Russia will not allow adoptions to families in countries that do not have bilateral agreements on the issue with Moscow, children’s rights ombudsman Pavel Astakhov said, noting that only Italy has such an agreement currently.

Astakhov recommended on Friday that Russia’s foreign partners “work harder” to make adoptions agreements with the Russian government, which he said has been focused lately on domestic adoptions, Interfax reported. He said only Italy had an active bilateral adoptions deal with Russia giving its citizens the right to adopt Russian children, while France has not ratified a similar agreement with Russia yet.
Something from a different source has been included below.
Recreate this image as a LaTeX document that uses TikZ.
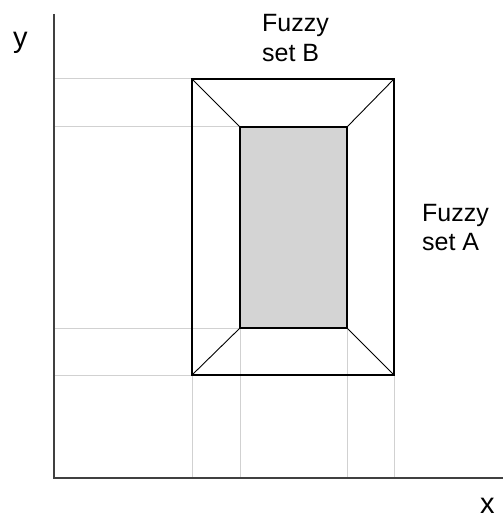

Foreign adoptions became a hot-button issue in Russia late last year when the government acted to ban adoptions by American couples with the so-called Dima Yakovlev Law, named after a boy from Russia who died in a U.S. family in 2008. The ban was part of a response to the U.S. Magnitsky Act, which imposes a visa ban and asset freezes on Russians implicated in human rights violations.

Astakhov noted that Russia had not banned adoptions to any countries besides the U.S..

“Nowhere do we have adopted Russian children die except in America. Nowhere do we have such cases of pedophilia, violence, abuse as in America,” Astakhov said in an interview with Interfax.

Critics of the ban say it unfairly singles out Americans and point out that cases of abuse of adopted children occur in Russian families as well.

Astakhov also said Russia was not obliged to inform the European Court on Human Rights and the U.S. State Department about the fate of Russian orphans who were not adopted by U.S. families because of the Dima Yakovlev Law.

Earlier this week, the human rights court submitted to Russia a collective request from 23 U.S. families who were denied permission to adopt Russian children after the ban on adoptions by U.S. citizens came into effect on Jan. 1, 2013. The families asked the Russian authorities whether the children they had intended to adopt had been placed in new families or whether they were still living in orphanages.

Astakhov said Russia would provide the children with the right to have a family but would not be held accountable before the European Court of Human Rights for the upholding of that right.